Cancellation (and Collection) of Debts at the Same Time?

It boggles my mind that banks and other creditors can still collect on debts that they have “cancelled” for tax purposes. You might not know about the “cancellation of debt”, but you can read here about what the IRS says about it. First, I need to explain what this whole concept in tax law actually is.

Basically, let’s say that you default on a loan or credit card account which has a $10,000 balance. The bank can issue a Form 1099-C to you for the amount that it “cancelled”. Moreover (and the debt settlement companies never tell you this one), if you “settle” that same account for $4,000, then you may receive a 1099-C for the $6,000 amount that’s been forgiven.

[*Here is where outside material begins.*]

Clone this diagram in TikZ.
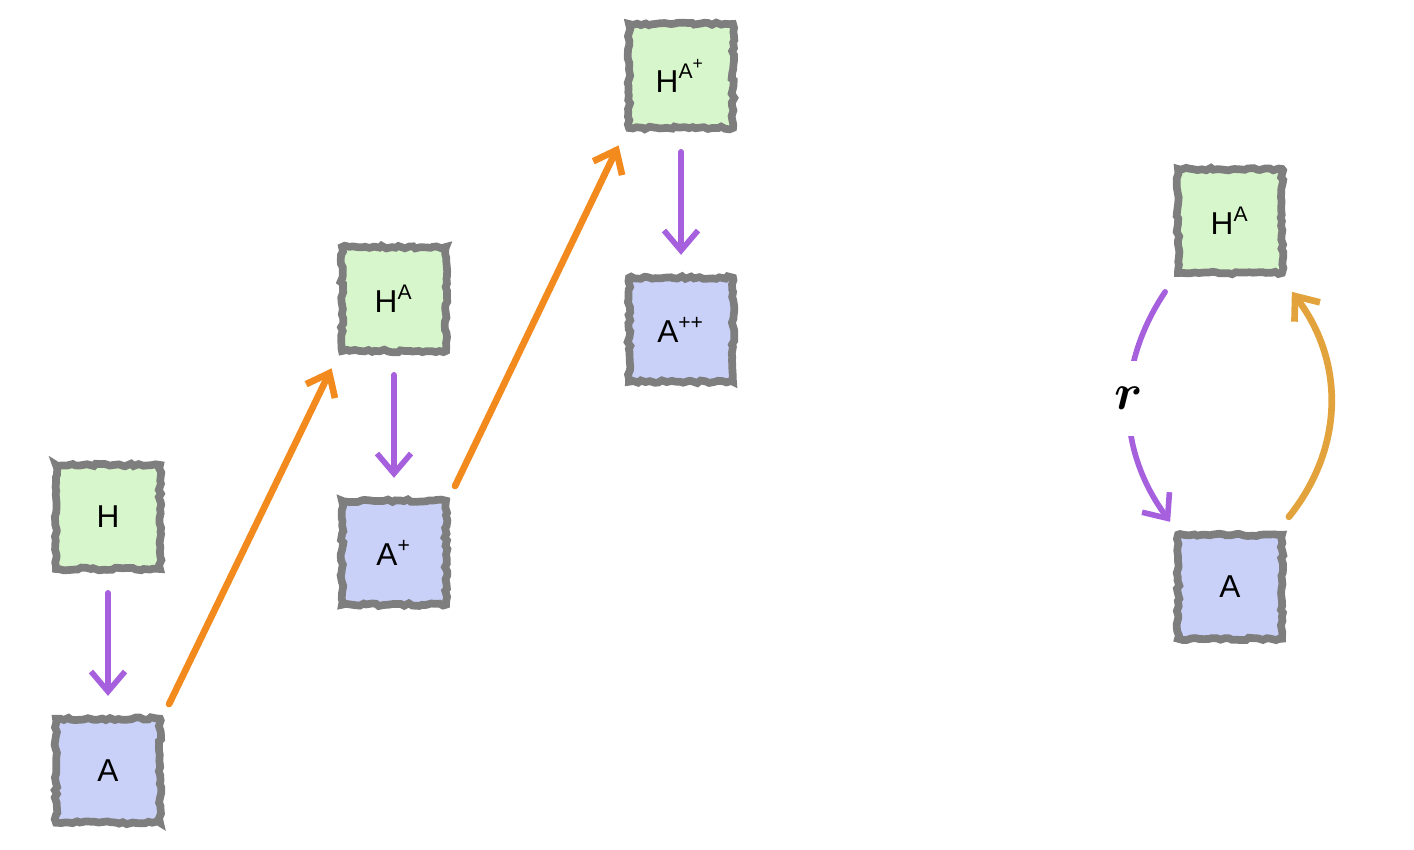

So, you’ll have to pay income tax on that $6,000 settled debt or the entire $10,000 defaulted debt, whichever was your outcome. Remember that according to the Internal Revenue Code, the IRS will consider that money to be taxable income to you.

Okay, back to me being mindboggled: it absolutely disturbs me to find out that most courts around the country have followed several IRS information letters which state that if a creditor issues a Form 1099-C, the delivery of the Form to the borrower does not constitute a bar to collections activity. Basically, the creditor can still sue the borrower even though they’ve cancelled the debt for tax purposes.

Finally, a sane Court has realized the unfairness of this concept. Judge Richard Stair, Jr. held in the recent case of In re Reed, in the U.S. Bankruptcy Court of the Eastern District of Tennessee, that when First Tennessee Bank issued a Form 1099-C to the debtor, the issuance of the Form reflected the discharge or cancellation of the debt. Specifically, the Judge stated that the principal amount that was listed on the Form 1099-C was cancelled, but that there may have been other fees, such as interest and collection costs that might be still owed.

One big tax advantage for those who file bankruptcy is the ability to short-circuit the Form 1099-C process. Indeed, those who have claimed either insolvency or bankruptcy are able to seek exemptions from the 1099-C tax liability by attaching Form 982 to their individual tax returns.

And, who knows, maybe other courts around the country will adopt the equitable outcome in the Reed case.

One final and related note: it remains to be seen whether Congress will extend the Mortgage Forgiveness Debt Relief Act which expires at the end of 2013. This law was passed to provide relief for those who had lost their homes in foreclosure, so that those borrowers could exclude from their income any cancelled debts that may have arisen from their foreclosed residences.

Again, beginning in 2014, a bankruptcy filing for someone who is losing their home in foreclosure might turn out to be an even better income tax decision.